Elle fustige aussi une rigidité administrative, incongrue en 2023, qui pousse finalement les personnes à fournir des informations erronées pour obtenir des documents selon des normes établies par on ne sait qui sur on ne sait quelles bases. « J’ai avisé mon employeur de mes difficultés, il va me délivrer une attestation de travail avec la mention “directrice de marketing”. Ce sera faux, mais c’est pour la bonne cause et pour en finir avec les heures d’attente au commissariat », conclut Maya au moment où les réseaux sociaux dénoncent un système qui pousse à la falsification.

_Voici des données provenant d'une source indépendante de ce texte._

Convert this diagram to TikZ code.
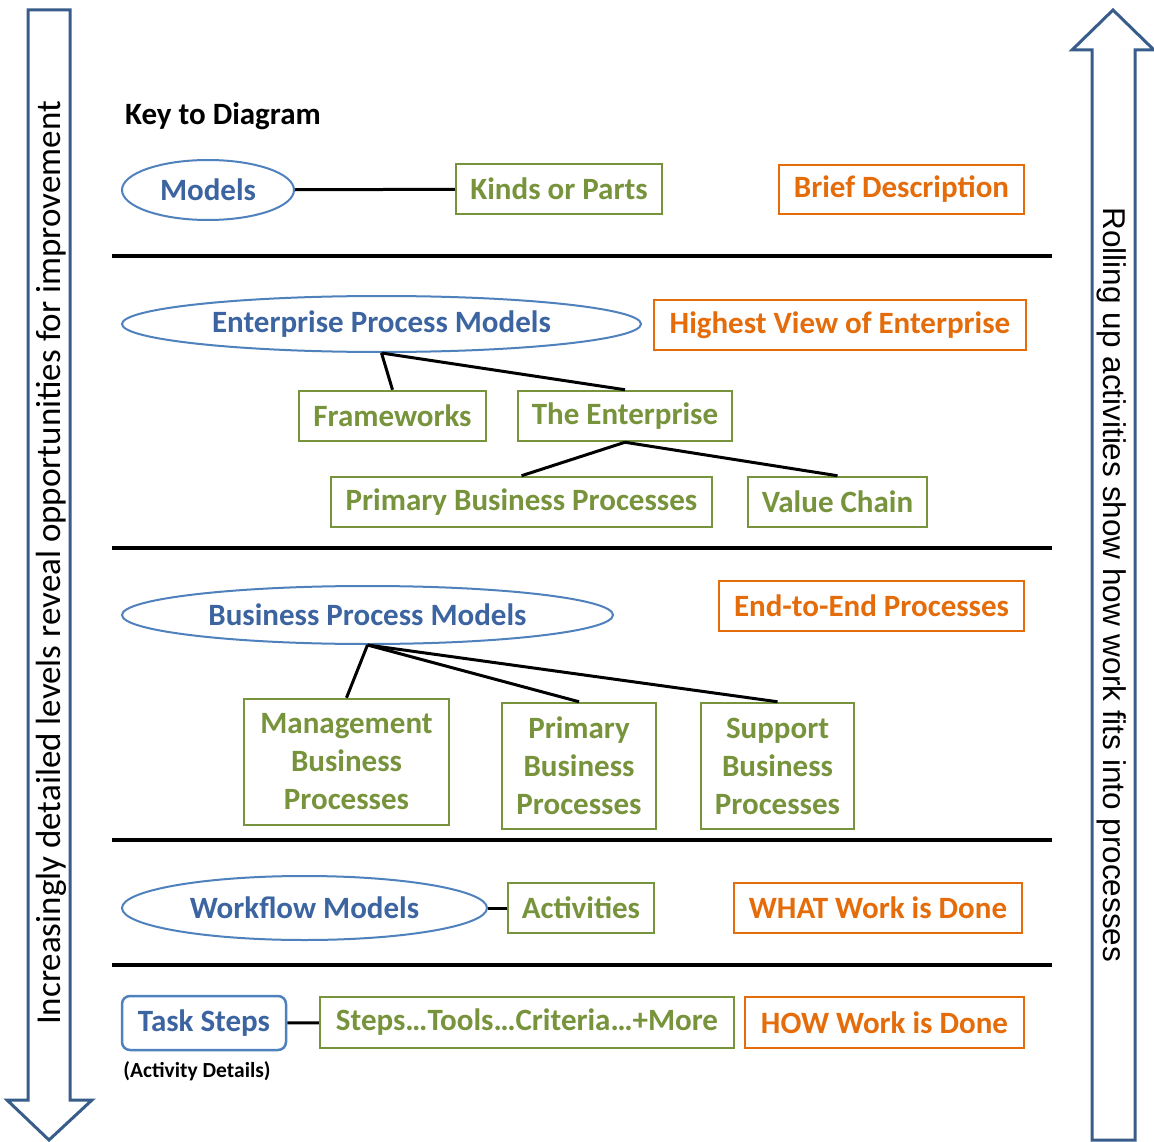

Les Tunisiens se sont adaptés aux lenteurs administratives, mais aujourd’hui, ils sont vraiment à bout de patience. « Non seulement il manque toujours un papier même si on a fourni tous ceux qui sont officiellement requis, mais il faut compter avec les allers-retours, les pertes de temps, pour finalement attendre un temps indéterminé une carte d’identité qui doit obligatoirement être à jour. Après on enchaîne pour le passeport, et là j’apprends que le support papier pour établir les passeports n’est pas disponible, c’est inadmissible », déplore un médecin, qui erre dans ce dédale administratif depuis mars.